How the war will end … – June 3 2022 – Gilbert Doctorow
To be specific, from the very beginning the number one issue for Moscow as it entered upon its military adventure in Ukraine was geopolitical: to ensure that Ukraine will never again be used as a platform to threaten Russian state security, that Ukraine will never become a NATO member. We may safely assume that internationally guaranteed and supervised neutrality of Ukraine will be part of any peace settlement. It would be nicely supported by a new reality on the ground: namely by carving out several Russia-friendly and Russia-dependent mini-states on the former territory of East and South Ukraine. At the same time this solution removes from the international political agenda many of the accusations that have been made against Russia which support the vicious sanctions now being applied to the RF at great cost to Europe and to the world at large:there will be no territorial acquisitions.
If Kiev is compelled to acknowledge the independence of these two, three or more former oblasts as demanded by their populations, that is a situation fully compatible with the United Nations Charter. In a word, a decision by the Kremlin not to annex parts of Ukraine beyond the Crimea, which has long been quietly accepted by many in Europe, would prepare the way for a gradual return of civilized relations within Europe and even, eventually, with the United States
Welcome on board Gilbert:
Disarming Ukraine – Feb 24 2022 – Moon of Alabama
Looking at this map I believe that the most advantageous end state for Russia would be the creation of a new independent country, call it Novorussiya, on the land east of the Dnieper and south along the coast that holds a majority ethnic Russian population and that, in 1922, had been attached to the Ukraine by Lenin. That state would be politically, culturally and militarily aligned with Russia.
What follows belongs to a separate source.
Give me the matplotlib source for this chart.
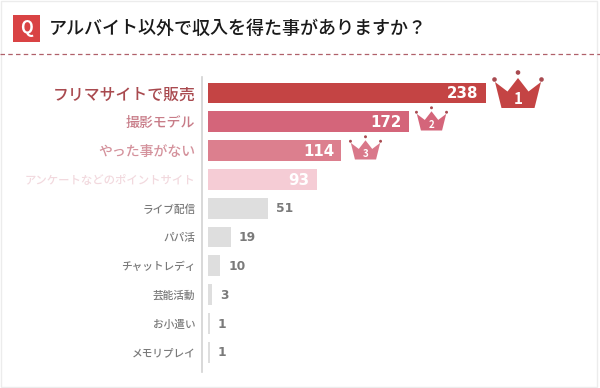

For economic reasons I later added a bit to that:
Novorossiya roughly includes the red and yellow areas in the above map. It also includes the valuable Soviet developed iron ore mines and factories of Kryvyi Rih west of the Dnieper river.
Iron ore from Kryvyi Rih, coal from Donbas, oil and gas from the eastern coast and the port of Mariupol together constitute the heavy industry that was the economic heart of Ukraine. Together they would constitute a viable and even well off country with 80+% of the GDP Ukraine previously had.
Russia can now afford go slow with this project. Time is on its side. Oil and gas prices are up. For Russia the war is monetarily neutral to profitable. The ‘west’ is already disunited. As the result of its sanctions on Russia its economies will slip into stagflation with social unrest just around the corner
Over time the urge for lifting the self-defeating sanctions will only increase the west’s acceptance of Russia’s solution to its NATO problem.